For that member to totally cop out like that is unwarranted and is a disservice to not only Canadian voters, Canadian citizens, but especially to our children. I want her to tell the House how the Liberal government and this Liberal bill will protect that 13 year old. I want to know that.

Criminal Code April 29th, 2004

Mr. Speaker, I notice that no one else is rising, so I will indeed take the opportunity to challenge the member.

She has failed to address my question. She gave a wonderful answer, that there are some nice things in the bill and some positive things. I agree. The bill is not totally bad. That is not why we are sending it back. It has several serious fatal flaws and we want those corrected in the bill so we actually protect our children.

I posed the problem to her twice. This is now the third time. Her inability or unwillingness to address it, I think is a tacit admission that the bill fails on the very point I mention. That point is, if a 15 year old smooth talks a 13 year old neighbour into doing things which are wrong, that child does not have any protection of the law. Yet the government has the gall to call Bill C-12, in brackets, protection of children. It does not do exactly what it says in the title of the bill that it purports to do.

How is a 13 year old protected in this scene that I have stated? The fact that she will not address the question and talks about everything else is warranting a press release that says that the Liberals do not care whether 15 year olds smooth talk neighbouring 13 year olds into having sexual activity together and things like that.

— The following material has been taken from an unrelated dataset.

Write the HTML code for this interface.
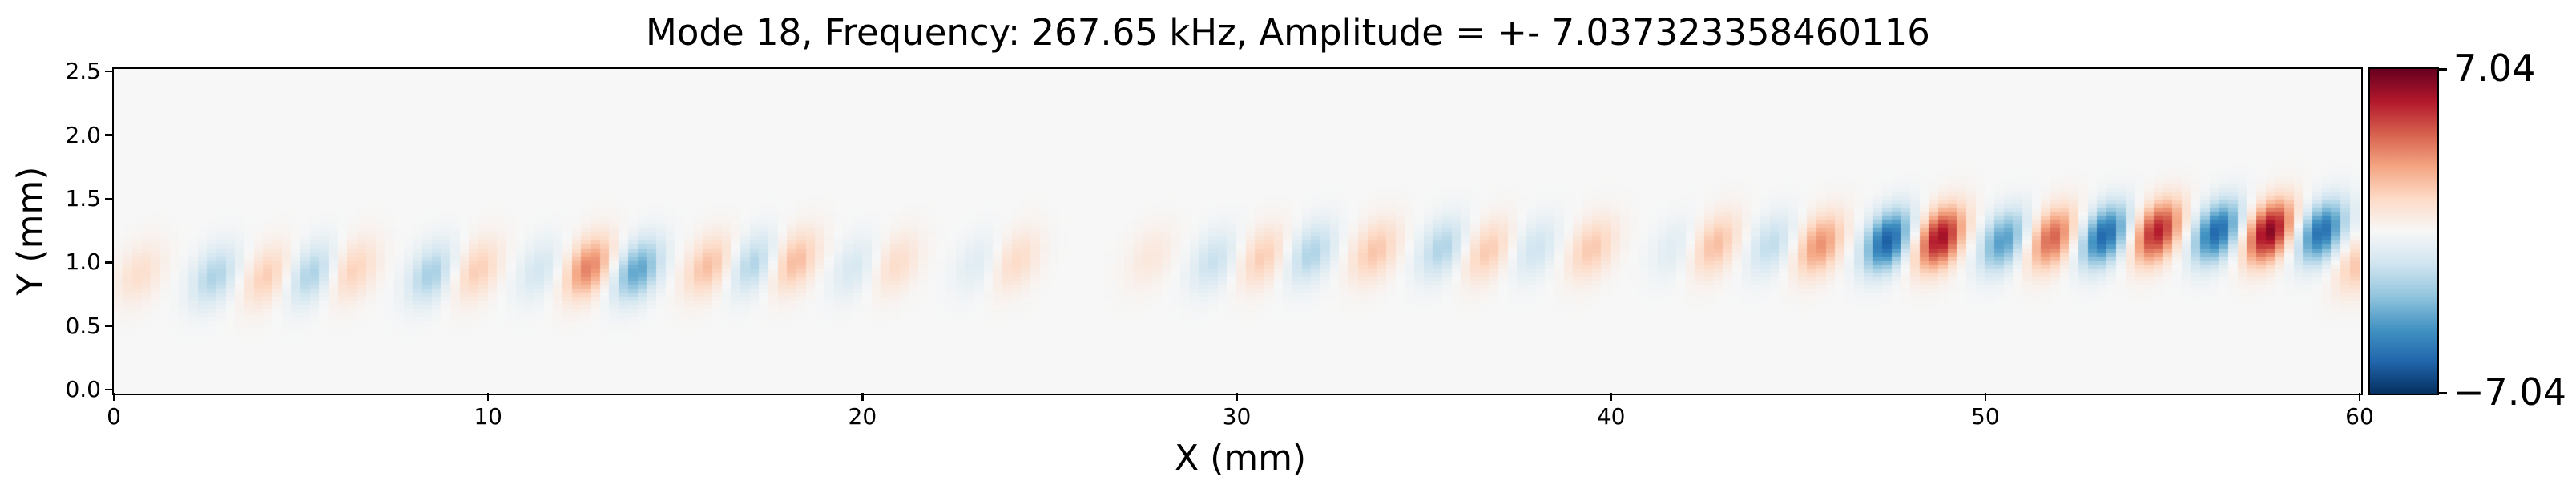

Criminal Code April 29th, 2004

Mr. Speaker, then I will push her. I want her to comment on the issue of a 14 or 15 year old talking a 13 year old into doing things that are wrong and immoral. That is what the bill permits without any sanction of the law. Does she favour that? Will she say to Canadians that the Liberals do not care if that 13 year old gets attacked or not, that it is up to whomever? The bill does not protect that child.

Would the member, who is a lawyer, comment on that and to admit that she is wrong?